**SHORT EXERCISE**
Nothing may be dropped or altered: reproduce all the data.

-- START OF INFORMATION SHOWN --

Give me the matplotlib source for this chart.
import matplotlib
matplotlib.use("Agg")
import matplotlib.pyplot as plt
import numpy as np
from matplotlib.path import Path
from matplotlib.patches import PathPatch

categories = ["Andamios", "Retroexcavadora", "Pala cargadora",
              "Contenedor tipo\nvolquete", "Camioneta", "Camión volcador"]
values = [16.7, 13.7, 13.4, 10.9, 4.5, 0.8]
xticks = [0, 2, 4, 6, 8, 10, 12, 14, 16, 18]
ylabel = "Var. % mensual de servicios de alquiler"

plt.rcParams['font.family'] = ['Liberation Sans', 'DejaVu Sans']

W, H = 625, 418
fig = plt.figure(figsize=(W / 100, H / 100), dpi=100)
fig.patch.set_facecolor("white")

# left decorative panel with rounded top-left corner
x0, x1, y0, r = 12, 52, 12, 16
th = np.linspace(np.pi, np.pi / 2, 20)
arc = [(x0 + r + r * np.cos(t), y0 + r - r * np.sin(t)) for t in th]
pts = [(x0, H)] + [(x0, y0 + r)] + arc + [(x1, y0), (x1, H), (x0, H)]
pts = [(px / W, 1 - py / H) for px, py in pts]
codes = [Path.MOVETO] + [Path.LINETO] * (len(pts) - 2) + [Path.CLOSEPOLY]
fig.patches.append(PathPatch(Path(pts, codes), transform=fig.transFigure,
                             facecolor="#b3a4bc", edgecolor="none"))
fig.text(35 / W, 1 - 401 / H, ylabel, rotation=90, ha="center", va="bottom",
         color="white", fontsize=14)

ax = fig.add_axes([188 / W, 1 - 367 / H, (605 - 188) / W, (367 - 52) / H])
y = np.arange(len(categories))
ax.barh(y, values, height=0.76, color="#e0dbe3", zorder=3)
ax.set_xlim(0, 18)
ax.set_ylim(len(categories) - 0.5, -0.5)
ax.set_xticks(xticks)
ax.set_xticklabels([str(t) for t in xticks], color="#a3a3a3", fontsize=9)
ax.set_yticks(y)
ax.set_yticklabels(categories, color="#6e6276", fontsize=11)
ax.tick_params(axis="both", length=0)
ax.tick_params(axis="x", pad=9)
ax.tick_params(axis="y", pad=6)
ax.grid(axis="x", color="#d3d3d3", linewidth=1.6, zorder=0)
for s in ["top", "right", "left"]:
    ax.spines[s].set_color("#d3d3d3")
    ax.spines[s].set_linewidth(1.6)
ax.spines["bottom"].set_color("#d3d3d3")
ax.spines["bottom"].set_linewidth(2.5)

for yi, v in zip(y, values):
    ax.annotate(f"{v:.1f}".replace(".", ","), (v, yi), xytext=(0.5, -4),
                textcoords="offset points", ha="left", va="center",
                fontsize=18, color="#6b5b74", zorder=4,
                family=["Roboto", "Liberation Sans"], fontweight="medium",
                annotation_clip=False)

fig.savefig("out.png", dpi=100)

-- END OF INFORMATION SHOWN --

**ANSWER FOR THIS EXERCISE**
Give me the matplotlib source for this chart.
import matplotlib
matplotlib.use("Agg")
import matplotlib.pyplot as plt
import numpy as np
from matplotlib.path import Path
from matplotlib.patches import PathPatch

categories = ["Andamios", "Retroexcavadora", "Pala cargadora",
              "Contenedor tipo\nvolquete", "Camioneta", "Camión volcador"]
values = [16.7, 13.7, 13.4, 10.9, 4.5, 0.8]
xticks = [0, 2, 4, 6, 8, 10, 12, 14, 16, 18]
ylabel = "Var. % mensual de servicios de alquiler"

plt.rcParams['font.family'] = ['Liberation Sans', 'DejaVu Sans']

W, H = 625, 418
fig = plt.figure(figsize=(W / 100, H / 100), dpi=100)
fig.patch.set_facecolor("white")

# left decorative panel with rounded top-left corner
x0, x1, y0, r = 12, 52, 12, 16
th = np.linspace(np.pi, np.pi / 2, 20)
arc = [(x0 + r + r * np.cos(t), y0 + r - r * np.sin(t)) for t in th]
pts = [(x0, H)] + [(x0, y0 + r)] + arc + [(x1, y0), (x1, H), (x0, H)]
pts = [(px / W, 1 - py / H) for px, py in pts]
codes = [Path.MOVETO] + [Path.LINETO] * (len(pts) - 2) + [Path.CLOSEPOLY]
fig.patches.append(PathPatch(Path(pts, codes), transform=fig.transFigure,
                             facecolor="#b3a4bc", edgecolor="none"))
fig.text(35 / W, 1 - 401 / H, ylabel, rotation=90, ha="center", va="bottom",
         color="white", fontsize=14)

ax = fig.add_axes([188 / W, 1 - 367 / H, (605 - 188) / W, (367 - 52) / H])
y = np.arange(len(categories))
ax.barh(y, values, height=0.76, color="#e0dbe3", zorder=3)
ax.set_xlim(0, 18)
ax.set_ylim(len(categories) - 0.5, -0.5)
ax.set_xticks(xticks)
ax.set_xticklabels([str(t) for t in xticks], color="#a3a3a3", fontsize=9)
ax.set_yticks(y)
ax.set_yticklabels(categories, color="#6e6276", fontsize=11)
ax.tick_params(axis="both", length=0)
ax.tick_params(axis="x", pad=9)
ax.tick_params(axis="y", pad=6)
ax.grid(axis="x", color="#d3d3d3", linewidth=1.6, zorder=0)
for s in ["top", "right", "left"]:
    ax.spines[s].set_color("#d3d3d3")
    ax.spines[s].set_linewidth(1.6)
ax.spines["bottom"].set_color("#d3d3d3")
ax.spines["bottom"].set_linewidth(2.5)

for yi, v in zip(y, values):
    ax.annotate(f"{v:.1f}".replace(".", ","), (v, yi), xytext=(0.5, -4),
                textcoords="offset points", ha="left", va="center",
                fontsize=18, color="#6b5b74", zorder=4,
                family=["Roboto", "Liberation Sans"], fontweight="medium",
                annotation_clip=False)

fig.savefig("out.png", dpi=100)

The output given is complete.